Aim ▸ Take the lines from the top down to and including the one with "diamond, align=center, inner sep=0pt]" and repeat them exactly. Omit images.

-*-

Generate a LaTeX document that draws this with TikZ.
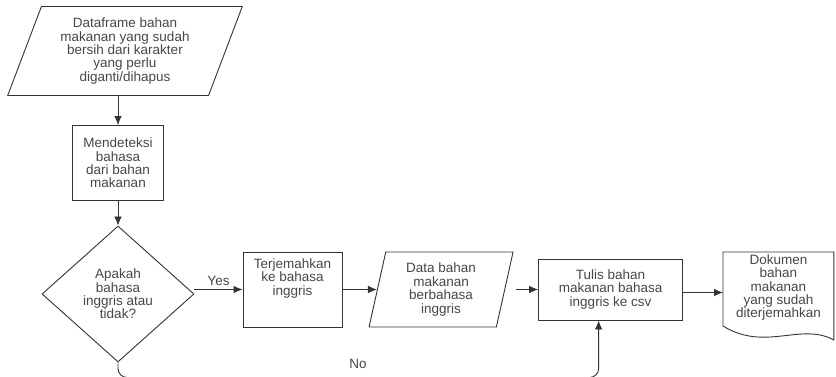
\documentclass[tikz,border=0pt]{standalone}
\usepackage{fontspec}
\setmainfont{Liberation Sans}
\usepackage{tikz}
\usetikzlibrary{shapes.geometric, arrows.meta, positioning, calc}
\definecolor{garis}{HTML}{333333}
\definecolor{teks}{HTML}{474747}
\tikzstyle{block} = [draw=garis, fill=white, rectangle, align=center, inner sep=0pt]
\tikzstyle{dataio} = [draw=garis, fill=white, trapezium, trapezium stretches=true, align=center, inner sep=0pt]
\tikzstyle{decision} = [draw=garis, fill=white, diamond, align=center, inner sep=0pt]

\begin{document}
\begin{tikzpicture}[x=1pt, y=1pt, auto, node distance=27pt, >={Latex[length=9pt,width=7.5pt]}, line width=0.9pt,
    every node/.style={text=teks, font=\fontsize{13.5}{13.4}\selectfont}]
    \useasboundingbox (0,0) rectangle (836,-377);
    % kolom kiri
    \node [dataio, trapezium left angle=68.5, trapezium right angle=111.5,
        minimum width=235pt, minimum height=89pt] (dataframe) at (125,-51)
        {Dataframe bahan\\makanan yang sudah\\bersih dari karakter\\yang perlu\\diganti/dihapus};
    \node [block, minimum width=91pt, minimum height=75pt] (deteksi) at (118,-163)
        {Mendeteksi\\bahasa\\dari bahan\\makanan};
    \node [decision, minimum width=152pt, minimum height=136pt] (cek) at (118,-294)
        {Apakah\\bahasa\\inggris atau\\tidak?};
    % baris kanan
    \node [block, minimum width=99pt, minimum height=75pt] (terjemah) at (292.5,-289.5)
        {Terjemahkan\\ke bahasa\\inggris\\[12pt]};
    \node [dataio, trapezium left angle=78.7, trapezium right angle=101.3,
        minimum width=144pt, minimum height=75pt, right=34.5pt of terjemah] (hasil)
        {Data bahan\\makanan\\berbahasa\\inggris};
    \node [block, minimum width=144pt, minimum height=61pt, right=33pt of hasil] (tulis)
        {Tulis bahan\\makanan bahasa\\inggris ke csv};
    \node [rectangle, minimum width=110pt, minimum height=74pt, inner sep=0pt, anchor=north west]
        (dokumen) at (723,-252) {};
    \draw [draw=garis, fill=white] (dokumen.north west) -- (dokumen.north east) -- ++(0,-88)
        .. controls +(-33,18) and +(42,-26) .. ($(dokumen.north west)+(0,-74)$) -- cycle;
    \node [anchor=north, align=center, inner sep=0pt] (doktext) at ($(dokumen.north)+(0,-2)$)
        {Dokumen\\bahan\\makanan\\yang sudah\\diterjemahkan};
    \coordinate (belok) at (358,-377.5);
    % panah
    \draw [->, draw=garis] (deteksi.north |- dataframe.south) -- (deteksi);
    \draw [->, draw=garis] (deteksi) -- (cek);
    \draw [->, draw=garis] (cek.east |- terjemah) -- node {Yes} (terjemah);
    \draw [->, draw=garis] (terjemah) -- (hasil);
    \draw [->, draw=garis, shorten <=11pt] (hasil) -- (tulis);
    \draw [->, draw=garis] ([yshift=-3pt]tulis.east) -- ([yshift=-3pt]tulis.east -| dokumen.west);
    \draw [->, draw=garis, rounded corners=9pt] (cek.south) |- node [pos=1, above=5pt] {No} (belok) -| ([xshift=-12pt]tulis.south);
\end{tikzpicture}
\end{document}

-*-

Result ▸
Generate a LaTeX document that draws this with TikZ.
\documentclass[tikz,border=0pt]{standalone}
\usepackage{fontspec}
\setmainfont{Liberation Sans}
\usepackage{tikz}
\usetikzlibrary{shapes.geometric, arrows.meta, positioning, calc}
\definecolor{garis}{HTML}{333333}
\definecolor{teks}{HTML}{474747}
\tikzstyle{block} = [draw=garis, fill=white, rectangle, align=center, inner sep=0pt]
\tikzstyle{dataio} = [draw=garis, fill=white, trapezium, trapezium stretches=true, align=center, inner sep=0pt]
\tikzstyle{decision} = [draw=garis, fill=white, diamond, align=center, inner sep=0pt]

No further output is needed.